Le résultat est magique : Pierre Richard n’a jamais été aussi impressionnant de présence, de fragilité. Le film lui a aussi rappelé l’aventure folle et improvisée de ce superbe film qu’est Les Naufragés de l’île de la Tortue, récemment ressorti sur les écrans, dans laquelle l’avait entraîné le grand Jacques Rozier. A l’époque, Richard sortait du Grand Blond, il était à la mode, il avait un trou dans son emploi du temps juste avant le tournage de La moutarde…, et sur un coup de tête il avait suivi Rozier dans sa folle équipée. Ses yeux en brillent encore.
Est-ce qu’il se sent des fils spirituels ? Il veut me citer un court métrage qui lui a bien plu, dans lequel il s’est reconnu, mais il ne se souvient ni du titre ni du nom du réalisateur (il m’enverra un fax deux jours plus tard pour me les dire : La Solitude de l’éboueur de Jean-Marc Peyrefit, alors je le cite parce que je pense que c’est important).

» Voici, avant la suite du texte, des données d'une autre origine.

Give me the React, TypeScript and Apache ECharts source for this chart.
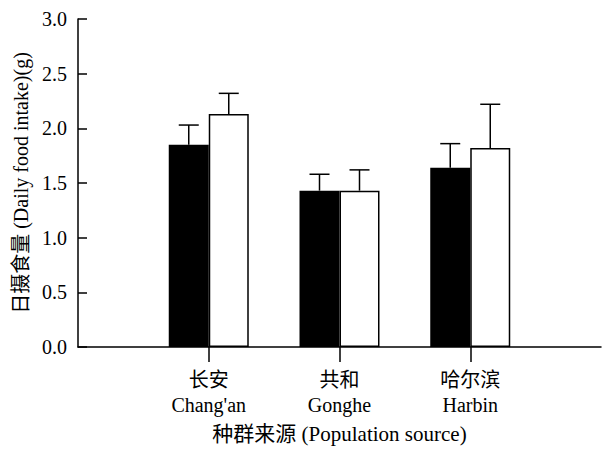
import React, { useEffect, useRef } from "react";
import * as echarts from "echarts";

const categories = ["", "长安\nChang'an", "共和\nGonghe", "哈尔滨\nHarbin", ""];
const blackMeans = [1.85, 1.43, 1.64];
const blackErr = [0.18, 0.15, 0.22];
const whiteMeans = [2.13, 1.43, 1.82];
const whiteErr = [0.19, 0.19, 0.4];
const yTicks = { min: 0, max: 3, interval: 0.5 };

const FONT = "'Liberation Serif', 'Times New Roman', 'Noto Sans CJK SC', serif";

export default function App() {
  const ref = useRef<HTMLDivElement>(null);
  useEffect(() => {
    if (!ref.current) return;
    const chart = echarts.init(ref.current, undefined, { renderer: "svg" });
    const pad = (arr: number[]) => [null, ...arr, null];
    const errData = (means: number[], errs: number[]) =>
      means.map((m, i) => [i + 1, m, m + errs[i]]);
    const makeErr = (offset: number) => (params: any, api: any) => {
      const base = api.coord([api.value(0), api.value(1)]);
      const top = api.coord([api.value(0), api.value(2)]);
      const x = base[0] + offset;
      const style = { stroke: "#000", lineWidth: 1.5 };
      return {
        type: "group",
        children: [
          { type: "line", shape: { x1: x, y1: base[1], x2: x, y2: top[1] }, style },
          { type: "line", shape: { x1: x - 10, y1: top[1], x2: x + 10, y2: top[1] }, style },
        ],
      };
    };
    chart.setOption({
      animation: false,
      textStyle: { fontFamily: FONT },
      grid: { left: 78, right: 0, top: 19, bottom: 99, containLabel: false },
      xAxis: {
        type: "category",
        data: categories,
        boundaryGap: false,
        axisLine: { lineStyle: { color: "#000", width: 1.5 } },
        axisTick: {
          interval: (i: number) => i > 0 && i < 4,
          length: 15,
          lineStyle: { color: "#000", width: 1.5 },
        },
        axisLabel: {
          interval: 0,
          color: "#000",
          fontSize: 20,
          lineHeight: 25,
          margin: 20,
          fontFamily: FONT,
        },
        name: "种群来源 (Population source)",
        nameLocation: "middle",
        nameGap: 76,
        nameTextStyle: { color: "#000", fontSize: 21, fontFamily: FONT },
      },
      yAxis: {
        type: "value",
        min: yTicks.min,
        max: yTicks.max,
        interval: yTicks.interval,
        splitLine: { show: false },
        axisLine: { show: true, lineStyle: { color: "#000", width: 1.5 } },
        axisTick: { show: true, inside: true, length: 9, lineStyle: { color: "#000", width: 1.5 } },
        axisLabel: {
          color: "#000",
          fontSize: 20,
          margin: 11,
          fontFamily: FONT,
          formatter: (v: number) => v.toFixed(1),
        },
        name: "日摄食量 (Daily food intake)(g)",
        nameLocation: "middle",
        nameGap: 46,
        nameTextStyle: { color: "#000", fontSize: 20, fontFamily: FONT },
      },
      series: [
        {
          type: "bar",
          data: pad(blackMeans),
          barWidth: 40,
          barGap: "0%",
          itemStyle: { color: "#000", borderColor: "#000", borderWidth: 1.5 },
        },
        {
          type: "bar",
          data: pad(whiteMeans),
          barWidth: 40,
          barGap: "0%",
          itemStyle: { color: "#fff", borderColor: "#000", borderWidth: 1.5 },
        },
        {
          type: "custom",
          renderItem: makeErr(-20),
          data: errData(blackMeans, blackErr),
          z: 1,
        },
        {
          type: "custom",
          renderItem: makeErr(20),
          data: errData(whiteMeans, whiteErr),
          z: 1,
        },
      ],
    });
    return () => chart.dispose();
  }, []);
  return (
    <div
      ref={ref}
      style={{ position: "fixed", left: 0, top: 0, width: 604, height: 449, background: "#fff" }}
    />
  );
}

Est-ce que Pierre Richard n’aimerait pas réaliser un autre film ? « Mais… je n’ai plus de producteur. » Et pourquoi pas en numérique ? « Oui, j’y pense, c’est grâce à Damien, je me demande si… J’aurais envie de… Je ne sais pas… » Il ne faudrait pas trop le pousser, d’ailleurs il est déjà au bord du canapé, dans les starting-blocks. Avis aux amateurs. Mais il y a d’autres journalistes il nous a donné rendez-vous à la même heure qui l’attendent dehors, et il ne veut pas qu’ils prennent froid. Alors il est déjà debout. C’est vrai qu’il a des jambes.